I met him first in Chicago on a junket for ‘Teachers’ and talked to him again in 1985 ahead of the release of a black comedy titled ‘Grace Quigley’ starring Katharine Hepburn in her last leading role as an elderly widow, lonely and suicidal, who hires a hitman (Nolte) to kill her. When I asked about his rambunctious image, he said, ‘It’s a fast pace. It’s not so bad when you’re working. Then, it’s justifable to be a little extreme. You know, actors are extremists. That’s what Katharine says. Hepburn. Quote her. I called her a natural. She said, “Oh, no. I’m an extremist.” It’s when you’re not working … if you carry on that behaviour when you’re not working, you’re not gonna survive.’

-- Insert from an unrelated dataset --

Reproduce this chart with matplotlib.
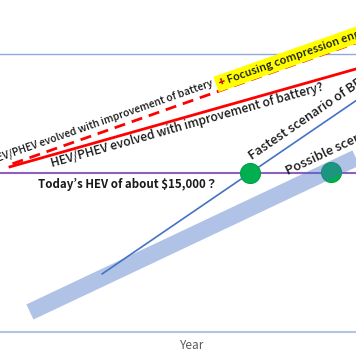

Nolte lived then in Charleston, West Virginia, with his third wife, Rebecca. In part, he said, that was to avoid the kind of fast crowd that ran with comedian John Belushi, who had died of a drug overdose in Los Angeles in 1982: ‘I’ve been hanging around Los Angeles for 20 years. I was there to play junior college ball at Pasadena City College. L.A. is dangerous. It’s a beautiful place. It’s pastel. It has no seasonal change, that’s why it’s all pastel. But it’s dangerous in the aspect that you can’t walk anywhere. You can’t walk your way out of trouble. You’re stuck. That’s why it’s more dangerous than, say, New York for the John Belushis. It’s terrible to find yourself all alone in some place you don’t know where in hell you are. That can happen but it’s not gonna happen to me. It’s the period between pictures that’s the most difficult because you’re on a whirlwind if you go right back to L.A. Thus, West Virginia. You have to wait for trains in Charleston. That’s rather refreshing.’
He said he learned a lot from his co-star on ‘The Deep’: ‘It was my friend Robert Shaw who taught me, I loved that English camaraderie actor thing that we don’t really have in America because the actors stay a little isolated. Richard Harris is the authority on that. He said we’ve all got to learn that we can act without being drunk. Of course, he’s had to give up the booze and he’s absolutely right. My father-on-law is a retired cardiovascular surgeon in Charleston. He always says, boy, that was a great picture, Nick. Imagine what you could have done if you were sober.’